Task directions = Copy out every line of the records where the string "this" occurs.

Code that draws figures =
————

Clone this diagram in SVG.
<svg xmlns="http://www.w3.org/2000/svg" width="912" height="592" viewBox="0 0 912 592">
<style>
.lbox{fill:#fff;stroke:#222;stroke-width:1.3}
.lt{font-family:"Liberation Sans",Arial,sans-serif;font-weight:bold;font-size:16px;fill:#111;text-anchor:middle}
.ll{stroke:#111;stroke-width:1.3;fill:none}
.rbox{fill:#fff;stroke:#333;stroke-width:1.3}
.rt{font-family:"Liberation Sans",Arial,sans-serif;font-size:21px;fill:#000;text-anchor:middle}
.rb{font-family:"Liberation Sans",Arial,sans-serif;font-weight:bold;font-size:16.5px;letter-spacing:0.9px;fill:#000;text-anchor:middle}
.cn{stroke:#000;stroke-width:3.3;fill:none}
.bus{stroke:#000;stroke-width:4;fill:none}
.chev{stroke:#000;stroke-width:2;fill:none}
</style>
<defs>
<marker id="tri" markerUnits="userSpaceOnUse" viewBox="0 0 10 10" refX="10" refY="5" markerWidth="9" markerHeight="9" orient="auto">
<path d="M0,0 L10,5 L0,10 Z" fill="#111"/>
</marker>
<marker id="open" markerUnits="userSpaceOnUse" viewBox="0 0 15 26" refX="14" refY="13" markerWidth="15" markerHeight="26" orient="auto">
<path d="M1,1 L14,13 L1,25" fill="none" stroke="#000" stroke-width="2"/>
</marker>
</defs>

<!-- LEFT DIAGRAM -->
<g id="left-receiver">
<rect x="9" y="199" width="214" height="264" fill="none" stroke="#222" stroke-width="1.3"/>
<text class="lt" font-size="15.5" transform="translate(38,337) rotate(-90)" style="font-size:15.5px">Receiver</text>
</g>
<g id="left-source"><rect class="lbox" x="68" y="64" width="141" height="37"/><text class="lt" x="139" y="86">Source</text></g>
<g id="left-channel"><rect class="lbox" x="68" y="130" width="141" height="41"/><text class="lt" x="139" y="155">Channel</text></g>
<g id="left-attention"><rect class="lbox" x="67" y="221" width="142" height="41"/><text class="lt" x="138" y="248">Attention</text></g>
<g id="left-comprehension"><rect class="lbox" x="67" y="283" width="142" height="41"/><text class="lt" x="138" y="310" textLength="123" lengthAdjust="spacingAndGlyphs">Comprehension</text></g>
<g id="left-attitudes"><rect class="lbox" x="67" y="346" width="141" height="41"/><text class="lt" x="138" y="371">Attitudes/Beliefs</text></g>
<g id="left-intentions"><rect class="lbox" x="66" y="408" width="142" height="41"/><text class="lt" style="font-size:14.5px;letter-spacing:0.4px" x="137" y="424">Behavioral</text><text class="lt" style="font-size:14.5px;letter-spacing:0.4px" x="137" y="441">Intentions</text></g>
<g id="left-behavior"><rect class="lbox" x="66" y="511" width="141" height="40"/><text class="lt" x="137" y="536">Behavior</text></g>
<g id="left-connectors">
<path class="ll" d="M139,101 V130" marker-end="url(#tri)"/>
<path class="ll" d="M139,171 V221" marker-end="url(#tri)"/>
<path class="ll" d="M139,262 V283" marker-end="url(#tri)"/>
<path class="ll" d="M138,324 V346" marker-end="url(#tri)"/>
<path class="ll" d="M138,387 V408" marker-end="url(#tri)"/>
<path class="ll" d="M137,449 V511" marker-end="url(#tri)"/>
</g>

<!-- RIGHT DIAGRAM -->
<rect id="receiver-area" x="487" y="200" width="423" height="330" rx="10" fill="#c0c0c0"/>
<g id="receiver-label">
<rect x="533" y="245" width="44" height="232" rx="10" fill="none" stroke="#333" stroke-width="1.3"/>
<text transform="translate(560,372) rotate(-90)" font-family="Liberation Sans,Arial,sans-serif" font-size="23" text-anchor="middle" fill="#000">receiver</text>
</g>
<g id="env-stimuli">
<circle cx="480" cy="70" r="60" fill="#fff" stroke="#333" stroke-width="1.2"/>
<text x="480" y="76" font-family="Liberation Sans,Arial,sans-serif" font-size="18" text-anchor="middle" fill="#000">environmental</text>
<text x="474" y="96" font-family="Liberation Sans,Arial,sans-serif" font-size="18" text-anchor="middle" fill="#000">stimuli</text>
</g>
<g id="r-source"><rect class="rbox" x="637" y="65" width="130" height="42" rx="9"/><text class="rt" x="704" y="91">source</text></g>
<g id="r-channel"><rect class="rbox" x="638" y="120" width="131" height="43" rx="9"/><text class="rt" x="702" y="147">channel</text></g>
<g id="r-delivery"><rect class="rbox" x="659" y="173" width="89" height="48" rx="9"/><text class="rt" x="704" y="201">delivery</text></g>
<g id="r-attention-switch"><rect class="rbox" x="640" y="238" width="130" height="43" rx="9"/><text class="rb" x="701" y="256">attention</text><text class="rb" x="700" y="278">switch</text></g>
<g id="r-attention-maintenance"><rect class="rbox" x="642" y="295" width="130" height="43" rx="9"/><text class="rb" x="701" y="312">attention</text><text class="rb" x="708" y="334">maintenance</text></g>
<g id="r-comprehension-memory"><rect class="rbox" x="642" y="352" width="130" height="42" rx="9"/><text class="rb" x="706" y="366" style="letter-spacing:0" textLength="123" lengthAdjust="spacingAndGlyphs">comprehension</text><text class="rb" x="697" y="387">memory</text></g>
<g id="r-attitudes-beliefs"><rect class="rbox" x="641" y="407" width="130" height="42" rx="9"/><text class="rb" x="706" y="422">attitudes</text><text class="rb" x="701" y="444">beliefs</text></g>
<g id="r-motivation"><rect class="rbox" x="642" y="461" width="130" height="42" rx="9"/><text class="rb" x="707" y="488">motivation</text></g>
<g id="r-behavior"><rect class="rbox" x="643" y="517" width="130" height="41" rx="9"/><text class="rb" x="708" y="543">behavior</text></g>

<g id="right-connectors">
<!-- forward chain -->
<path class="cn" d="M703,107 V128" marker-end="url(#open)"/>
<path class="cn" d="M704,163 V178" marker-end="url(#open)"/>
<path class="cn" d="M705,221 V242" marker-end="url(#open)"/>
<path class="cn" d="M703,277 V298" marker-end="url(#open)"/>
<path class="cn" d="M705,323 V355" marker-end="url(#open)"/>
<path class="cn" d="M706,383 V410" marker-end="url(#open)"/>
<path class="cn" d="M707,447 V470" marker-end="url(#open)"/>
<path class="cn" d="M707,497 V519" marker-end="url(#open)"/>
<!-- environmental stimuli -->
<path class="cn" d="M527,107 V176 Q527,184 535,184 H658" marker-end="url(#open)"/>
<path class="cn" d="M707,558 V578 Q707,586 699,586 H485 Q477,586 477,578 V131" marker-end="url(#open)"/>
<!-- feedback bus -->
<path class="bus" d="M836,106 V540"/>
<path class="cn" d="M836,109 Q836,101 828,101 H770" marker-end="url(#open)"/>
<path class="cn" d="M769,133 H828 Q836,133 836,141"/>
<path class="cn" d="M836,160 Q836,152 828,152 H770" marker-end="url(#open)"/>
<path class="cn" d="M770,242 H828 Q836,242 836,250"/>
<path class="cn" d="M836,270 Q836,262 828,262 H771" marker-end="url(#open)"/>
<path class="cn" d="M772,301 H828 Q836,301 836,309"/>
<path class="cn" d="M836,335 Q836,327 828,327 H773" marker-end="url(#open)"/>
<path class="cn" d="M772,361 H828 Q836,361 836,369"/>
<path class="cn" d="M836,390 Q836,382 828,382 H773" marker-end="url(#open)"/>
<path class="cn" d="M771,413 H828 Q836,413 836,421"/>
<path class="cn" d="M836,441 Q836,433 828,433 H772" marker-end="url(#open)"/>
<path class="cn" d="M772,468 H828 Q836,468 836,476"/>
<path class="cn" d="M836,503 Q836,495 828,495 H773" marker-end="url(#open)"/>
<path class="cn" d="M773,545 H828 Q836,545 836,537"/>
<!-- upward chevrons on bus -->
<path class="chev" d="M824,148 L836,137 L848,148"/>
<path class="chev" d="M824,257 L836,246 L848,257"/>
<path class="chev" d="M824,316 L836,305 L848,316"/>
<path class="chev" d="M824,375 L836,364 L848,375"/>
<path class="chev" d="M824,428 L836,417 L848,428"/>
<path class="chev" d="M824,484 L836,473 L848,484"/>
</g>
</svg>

————

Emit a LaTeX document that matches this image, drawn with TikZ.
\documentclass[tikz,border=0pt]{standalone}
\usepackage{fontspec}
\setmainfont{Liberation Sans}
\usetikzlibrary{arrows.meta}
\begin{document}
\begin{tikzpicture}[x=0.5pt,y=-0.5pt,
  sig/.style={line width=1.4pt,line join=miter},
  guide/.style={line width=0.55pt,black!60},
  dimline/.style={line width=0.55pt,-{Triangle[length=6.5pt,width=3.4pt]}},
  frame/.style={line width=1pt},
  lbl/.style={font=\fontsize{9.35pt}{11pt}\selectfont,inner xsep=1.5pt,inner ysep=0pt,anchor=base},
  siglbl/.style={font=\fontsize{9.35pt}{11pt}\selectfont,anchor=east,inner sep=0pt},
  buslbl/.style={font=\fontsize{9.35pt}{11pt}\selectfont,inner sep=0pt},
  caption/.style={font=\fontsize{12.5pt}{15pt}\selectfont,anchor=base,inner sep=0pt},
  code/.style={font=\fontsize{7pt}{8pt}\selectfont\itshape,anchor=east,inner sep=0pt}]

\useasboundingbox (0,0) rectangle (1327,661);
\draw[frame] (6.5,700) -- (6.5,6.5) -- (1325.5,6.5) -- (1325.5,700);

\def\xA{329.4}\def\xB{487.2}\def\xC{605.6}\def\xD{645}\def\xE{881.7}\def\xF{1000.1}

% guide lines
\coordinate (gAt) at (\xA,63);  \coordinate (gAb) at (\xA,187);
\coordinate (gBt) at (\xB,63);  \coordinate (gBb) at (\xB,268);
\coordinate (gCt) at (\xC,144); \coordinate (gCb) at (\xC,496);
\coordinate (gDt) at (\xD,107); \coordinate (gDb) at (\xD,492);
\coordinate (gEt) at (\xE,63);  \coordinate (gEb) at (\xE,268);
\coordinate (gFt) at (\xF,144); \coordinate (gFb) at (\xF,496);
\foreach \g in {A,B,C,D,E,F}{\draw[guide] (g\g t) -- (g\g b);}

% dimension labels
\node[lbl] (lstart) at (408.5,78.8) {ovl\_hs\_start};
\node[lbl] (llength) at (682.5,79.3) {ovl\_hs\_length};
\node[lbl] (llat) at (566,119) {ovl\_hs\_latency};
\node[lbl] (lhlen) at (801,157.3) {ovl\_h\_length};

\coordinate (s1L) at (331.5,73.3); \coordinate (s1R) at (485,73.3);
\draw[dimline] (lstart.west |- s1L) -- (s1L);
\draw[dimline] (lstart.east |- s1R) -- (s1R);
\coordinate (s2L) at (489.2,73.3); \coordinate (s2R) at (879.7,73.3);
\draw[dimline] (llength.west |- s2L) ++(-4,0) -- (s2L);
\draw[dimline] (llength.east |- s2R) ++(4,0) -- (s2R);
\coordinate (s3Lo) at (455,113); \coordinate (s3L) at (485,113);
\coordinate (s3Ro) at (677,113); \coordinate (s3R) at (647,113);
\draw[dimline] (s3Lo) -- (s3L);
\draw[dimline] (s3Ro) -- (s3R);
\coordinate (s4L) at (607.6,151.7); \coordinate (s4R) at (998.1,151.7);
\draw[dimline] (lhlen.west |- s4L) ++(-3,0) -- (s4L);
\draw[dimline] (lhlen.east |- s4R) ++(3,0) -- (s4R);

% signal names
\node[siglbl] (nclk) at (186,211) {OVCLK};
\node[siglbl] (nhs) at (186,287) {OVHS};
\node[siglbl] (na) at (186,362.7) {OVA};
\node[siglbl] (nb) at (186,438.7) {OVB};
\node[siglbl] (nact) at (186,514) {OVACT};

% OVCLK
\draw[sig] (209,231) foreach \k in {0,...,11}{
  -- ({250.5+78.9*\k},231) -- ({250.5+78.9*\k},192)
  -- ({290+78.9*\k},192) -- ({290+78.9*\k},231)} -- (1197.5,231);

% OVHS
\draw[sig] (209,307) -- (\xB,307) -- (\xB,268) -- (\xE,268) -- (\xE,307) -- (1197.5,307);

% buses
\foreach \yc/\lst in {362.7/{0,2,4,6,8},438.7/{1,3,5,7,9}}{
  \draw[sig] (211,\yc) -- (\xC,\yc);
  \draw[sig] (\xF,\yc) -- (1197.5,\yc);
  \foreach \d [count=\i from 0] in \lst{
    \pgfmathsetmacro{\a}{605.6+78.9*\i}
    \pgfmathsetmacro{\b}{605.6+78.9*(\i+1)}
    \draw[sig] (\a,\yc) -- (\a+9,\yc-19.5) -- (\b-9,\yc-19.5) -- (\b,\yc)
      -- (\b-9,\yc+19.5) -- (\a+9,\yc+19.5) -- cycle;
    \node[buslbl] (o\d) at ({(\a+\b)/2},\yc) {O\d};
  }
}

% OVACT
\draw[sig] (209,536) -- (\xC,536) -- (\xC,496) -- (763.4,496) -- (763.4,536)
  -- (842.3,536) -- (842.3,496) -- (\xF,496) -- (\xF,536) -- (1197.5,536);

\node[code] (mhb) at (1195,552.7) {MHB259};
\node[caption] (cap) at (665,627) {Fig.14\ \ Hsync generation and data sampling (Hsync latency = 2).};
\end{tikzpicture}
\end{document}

————

Answer for the task =
Clone this diagram in SVG.
Emit a LaTeX document that matches this image, drawn with TikZ.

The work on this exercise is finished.